Syekh Jalaluddin al-Mahalli menjelaskan:  

(ومن أخر قضاء رمضان مع إمكانه) بأن كان مقيما صحيحا. (حتى دخل رمضان آخر لزمه مع القضاء لكل يوم مد) وأثم كما ذكره في شرح المهذب وذكر فيه أنه يلزم المد بمجرد دخول رمضان، أما من لم يمكنه القضاء، بأن استمر مسافرا أو مريضا حتى دخل رمضان فلا شيء عليه بالتأخير، لأن تأخير الأداء بهذا العذر جائز فتأخير القضاء أولى بالجواز.

“Orang yang mengakhirkan qadha Ramadan padahal imkan (ada kesempatan), sekira ia mukim dan sehat, hingga masuk Ramadan yang lain, maka selain qadha ia wajib membayar satu mud makanan setiap hari puasa yang ditinggalkan, dan orang tersebut berdosa seperti yang disebutkan al-Imam al-Nawawi dalam Syarh al-Muhadzab. Di dalam kitab tersebut, beliau juga menyebut bahwa satu mud makanan diwajibkan dengan masuknya bulan Ramadan. Adapun orang yang tidak imkan mengada, semisal ia senantiasa bepergian atau sakit hingga masuk Ramadhan berikutnya, maka tidak ada kewajiban fidyah baginya dengan keterlambatan mengqadha. Sebab mengakhirkan puasa ada’ disebabkan uzur baginya adalah boleh, maka mengakhirkan qadha tentu lebih boleh”.  

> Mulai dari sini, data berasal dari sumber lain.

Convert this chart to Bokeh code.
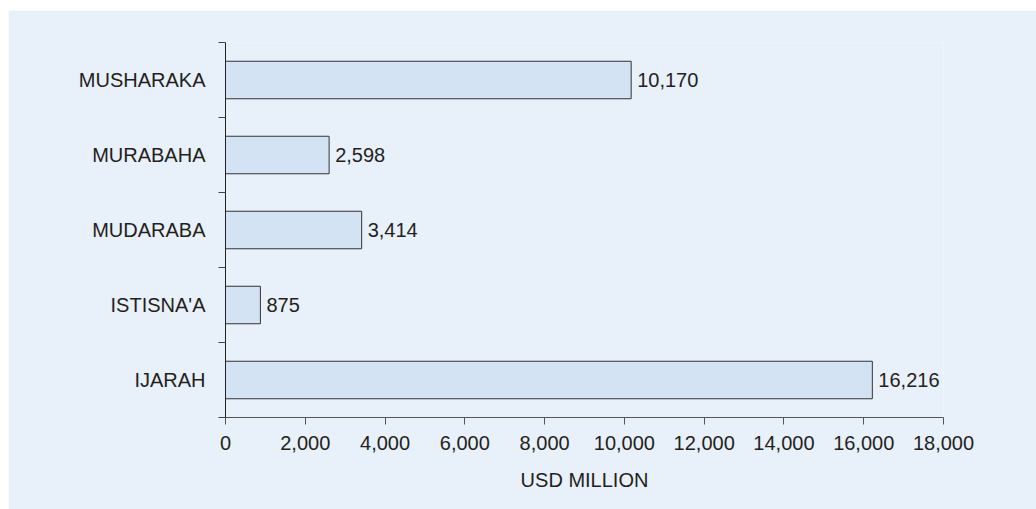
from bokeh.plotting import figure
from bokeh.models import Range1d, FixedTicker, NumeralTickFormatter, LinearAxis, ColumnDataSource
from bokeh.core.properties import value
from bokeh.embed import file_html
from bokeh.resources import INLINE

# Data (top to bottom as shown)
categories = ["MUSHARAKA", "MURABAHA", "MUDARABA", "ISTISNA'A", "IJARAH"]
amounts = [10170, 2598, 3414, 875, 16216]
x_ticks = [0, 2000, 4000, 6000, 8000, 10000, 12000, 14000, 16000, 18000]
x_label = "USD MILLION"

n = len(categories)
# bottom-to-top positions
ypos = [n - 1 - i + 0.5 for i in range(n)]
labels = [f"{v:,}" for v in amounts]

PANEL = "#e8f0f9"
BAR = "#d3e3f3"
TEXT = "#231f20"
FONT = "Liberation Sans"
FS = "20px"

src = ColumnDataSource(dict(cat=categories, amt=amounts, y=ypos, lab=labels))

p = figure(width=1028, height=499, output_backend="svg", toolbar_location=None,
           x_range=Range1d(0, 18000), y_range=Range1d(0, n),
           x_axis_type=None, y_axis_type=None,
           min_border_left=217, min_border_right=93, min_border_top=32, min_border_bottom=92)
p.margin = (10, 0, 0, 8)
p.background_fill_color = PANEL
p.border_fill_color = PANEL
p.outline_line_color = None
p.xgrid.visible = False
p.ygrid.visible = False

p.hbar(y="y", right="amt", left=0, height=0.5, source=src,
       fill_color=BAR, line_color="#333333", line_width=1)
p.text(x="amt", y="y", text="lab", source=src, x_offset=6,
       text_baseline="middle", text_align="left",
       text_font=value(FONT), text_font_size=FS, text_color=TEXT)

xaxis = LinearAxis(ticker=FixedTicker(ticks=x_ticks),
                   formatter=NumeralTickFormatter(format="0,0"))
xaxis.axis_label = x_label
xaxis.axis_line_color = "#555555"
xaxis.major_tick_line_color = "#555555"
xaxis.major_tick_out = 7
xaxis.major_tick_in = 0
xaxis.minor_tick_line_color = None
xaxis.major_label_standoff = 11
xaxis.major_label_text_font = FONT
xaxis.major_label_text_font_size = FS
xaxis.major_label_text_color = TEXT
xaxis.axis_label_text_font = FONT
xaxis.axis_label_text_font_size = FS
xaxis.axis_label_text_font_style = "normal"
xaxis.axis_label_text_color = TEXT
xaxis.axis_label_standoff = 16
p.add_layout(xaxis, "below")

bounds = [float(i) for i in range(n + 1)]
yaxis = LinearAxis(ticker=FixedTicker(ticks=ypos, minor_ticks=bounds))
yaxis.major_label_overrides = {float(y): c for y, c in zip(ypos, categories)}
yaxis.axis_line_color = "#222222"
yaxis.major_tick_line_color = None
yaxis.major_tick_out = 0
yaxis.major_tick_in = 0
yaxis.minor_tick_line_color = "#444444"
yaxis.minor_tick_out = 7
yaxis.minor_tick_in = 0
yaxis.major_label_standoff = 13
yaxis.major_label_text_font = FONT
yaxis.major_label_text_font_size = FS
yaxis.major_label_text_color = TEXT
p.add_layout(yaxis, "left")

open("out.html", "w").write(file_html(p, INLINE))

(والأصح تكرره) أي المد. (بتكرر السنين) والثاني لا يتكرر أي يكفي المد عن كل السنين.

“Menurut pendapat al-ashah, satu mud menjadi berlipat ganda dengan berlipatnya beberapa tahun. Menurut pendapat kedua, tidak menjadi berlipat ganda, maksudnya cukup membayar satu mud dari beberapa tahun yang terlewat”. (Syekh Jalaluddin al-Mahalli, Kanz al-Raghibin, juz 2, hal. 87).